Work to complete: Transcribe every line exactly. Leave the pictures behind.

╭─ Given data

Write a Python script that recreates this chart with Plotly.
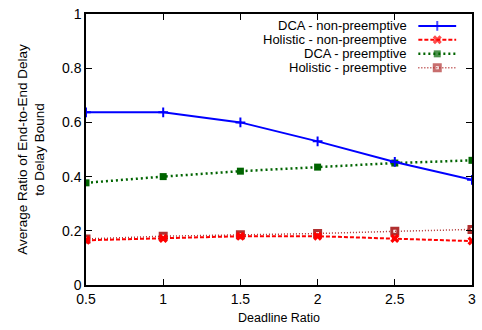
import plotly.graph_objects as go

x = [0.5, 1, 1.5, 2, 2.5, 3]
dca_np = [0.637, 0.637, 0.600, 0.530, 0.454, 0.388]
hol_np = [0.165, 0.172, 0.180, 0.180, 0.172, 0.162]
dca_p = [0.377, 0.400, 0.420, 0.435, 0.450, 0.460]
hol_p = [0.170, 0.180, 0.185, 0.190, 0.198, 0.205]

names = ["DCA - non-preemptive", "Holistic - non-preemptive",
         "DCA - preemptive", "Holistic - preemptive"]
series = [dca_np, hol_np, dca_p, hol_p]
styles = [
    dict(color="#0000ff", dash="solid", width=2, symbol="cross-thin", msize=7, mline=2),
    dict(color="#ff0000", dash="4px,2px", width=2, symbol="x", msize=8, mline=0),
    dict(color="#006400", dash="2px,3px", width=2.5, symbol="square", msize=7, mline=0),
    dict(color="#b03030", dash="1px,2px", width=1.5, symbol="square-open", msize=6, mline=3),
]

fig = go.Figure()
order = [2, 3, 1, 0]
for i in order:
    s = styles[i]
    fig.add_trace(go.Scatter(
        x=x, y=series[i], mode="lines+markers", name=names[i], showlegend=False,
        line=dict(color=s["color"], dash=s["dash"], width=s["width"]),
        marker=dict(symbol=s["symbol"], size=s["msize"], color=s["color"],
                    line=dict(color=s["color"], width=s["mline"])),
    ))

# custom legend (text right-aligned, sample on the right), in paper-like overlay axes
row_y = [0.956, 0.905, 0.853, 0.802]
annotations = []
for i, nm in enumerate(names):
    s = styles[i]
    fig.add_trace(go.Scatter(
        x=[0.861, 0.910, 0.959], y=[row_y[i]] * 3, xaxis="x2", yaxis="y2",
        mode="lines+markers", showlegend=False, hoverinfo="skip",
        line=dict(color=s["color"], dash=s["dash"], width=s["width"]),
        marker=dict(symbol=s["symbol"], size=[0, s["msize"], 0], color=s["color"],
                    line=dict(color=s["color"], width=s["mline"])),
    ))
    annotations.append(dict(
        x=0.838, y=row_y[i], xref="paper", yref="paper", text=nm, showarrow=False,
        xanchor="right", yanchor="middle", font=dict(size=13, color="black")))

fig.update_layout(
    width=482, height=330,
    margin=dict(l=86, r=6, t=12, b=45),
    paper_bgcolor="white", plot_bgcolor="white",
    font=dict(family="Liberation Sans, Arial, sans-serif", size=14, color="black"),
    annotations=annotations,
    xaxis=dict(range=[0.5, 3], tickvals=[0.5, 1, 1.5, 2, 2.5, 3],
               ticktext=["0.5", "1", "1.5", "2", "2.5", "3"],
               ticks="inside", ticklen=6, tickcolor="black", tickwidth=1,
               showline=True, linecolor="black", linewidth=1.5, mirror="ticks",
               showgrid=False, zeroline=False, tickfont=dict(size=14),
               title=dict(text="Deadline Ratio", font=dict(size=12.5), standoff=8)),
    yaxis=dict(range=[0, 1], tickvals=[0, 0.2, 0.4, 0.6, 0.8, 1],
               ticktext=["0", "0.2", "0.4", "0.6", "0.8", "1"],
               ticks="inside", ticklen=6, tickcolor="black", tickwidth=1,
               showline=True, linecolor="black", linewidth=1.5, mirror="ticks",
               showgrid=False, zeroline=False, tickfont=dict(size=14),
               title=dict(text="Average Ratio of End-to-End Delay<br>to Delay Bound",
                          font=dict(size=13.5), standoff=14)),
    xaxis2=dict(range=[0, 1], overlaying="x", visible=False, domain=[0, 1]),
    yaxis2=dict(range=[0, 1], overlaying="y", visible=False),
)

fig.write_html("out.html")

╰─

Solution below:
Write a Python script that recreates this chart with Plotly.
import plotly.graph_objects as go

x = [0.5, 1, 1.5, 2, 2.5, 3]
dca_np = [0.637, 0.637, 0.600, 0.530, 0.454, 0.388]
hol_np = [0.165, 0.172, 0.180, 0.180, 0.172, 0.162]
dca_p = [0.377, 0.400, 0.420, 0.435, 0.450, 0.460]
hol_p = [0.170, 0.180, 0.185, 0.190, 0.198, 0.205]

names = ["DCA - non-preemptive", "Holistic - non-preemptive",
         "DCA - preemptive", "Holistic - preemptive"]
series = [dca_np, hol_np, dca_p, hol_p]
styles = [
    dict(color="#0000ff", dash="solid", width=2, symbol="cross-thin", msize=7, mline=2),
    dict(color="#ff0000", dash="4px,2px", width=2, symbol="x", msize=8, mline=0),
    dict(color="#006400", dash="2px,3px", width=2.5, symbol="square", msize=7, mline=0),
    dict(color="#b03030", dash="1px,2px", width=1.5, symbol="square-open", msize=6, mline=3),
]

fig = go.Figure()
order = [2, 3, 1, 0]
for i in order:
    s = styles[i]
    fig.add_trace(go.Scatter(
        x=x, y=series[i], mode="lines+markers", name=names[i], showlegend=False,
        line=dict(color=s["color"], dash=s["dash"], width=s["width"]),
        marker=dict(symbol=s["symbol"], size=s["msize"], color=s["color"],
                    line=dict(color=s["color"], width=s["mline"])),
    ))

# custom legend (text right-aligned, sample on the right), in paper-like overlay axes
row_y = [0.956, 0.905, 0.853, 0.802]
annotations = []
for i, nm in enumerate(names):
    s = styles[i]
    fig.add_trace(go.Scatter(
        x=[0.861, 0.910, 0.959], y=[row_y[i]] * 3, xaxis="x2", yaxis="y2",
        mode="lines+markers", showlegend=False, hoverinfo="skip",
        line=dict(color=s["color"], dash=s["dash"], width=s["width"]),
        marker=dict(symbol=s["symbol"], size=[0, s["msize"], 0], color=s["color"],
                    line=dict(color=s["color"], width=s["mline"])),
    ))
    annotations.append(dict(
        x=0.838, y=row_y[i], xref="paper", yref="paper", text=nm, showarrow=False,
        xanchor="right", yanchor="middle", font=dict(size=13, color="black")))

fig.update_layout(
    width=482, height=330,
    margin=dict(l=86, r=6, t=12, b=45),
    paper_bgcolor="white", plot_bgcolor="white",
    font=dict(family="Liberation Sans, Arial, sans-serif", size=14, color="black"),
    annotations=annotations,
    xaxis=dict(range=[0.5, 3], tickvals=[0.5, 1, 1.5, 2, 2.5, 3],
               ticktext=["0.5", "1", "1.5", "2", "2.5", "3"],
               ticks="inside", ticklen=6, tickcolor="black", tickwidth=1,
               showline=True, linecolor="black", linewidth=1.5, mirror="ticks",
               showgrid=False, zeroline=False, tickfont=dict(size=14),
               title=dict(text="Deadline Ratio", font=dict(size=12.5), standoff=8)),
    yaxis=dict(range=[0, 1], tickvals=[0, 0.2, 0.4, 0.6, 0.8, 1],
               ticktext=["0", "0.2", "0.4", "0.6", "0.8", "1"],
               ticks="inside", ticklen=6, tickcolor="black", tickwidth=1,
               showline=True, linecolor="black", linewidth=1.5, mirror="ticks",
               showgrid=False, zeroline=False, tickfont=dict(size=14),
               title=dict(text="Average Ratio of End-to-End Delay<br>to Delay Bound",
                          font=dict(size=13.5), standoff=14)),
    xaxis2=dict(range=[0, 1], overlaying="x", visible=False, domain=[0, 1]),
    yaxis2=dict(range=[0, 1], overlaying="y", visible=False),
)

fig.write_html("out.html")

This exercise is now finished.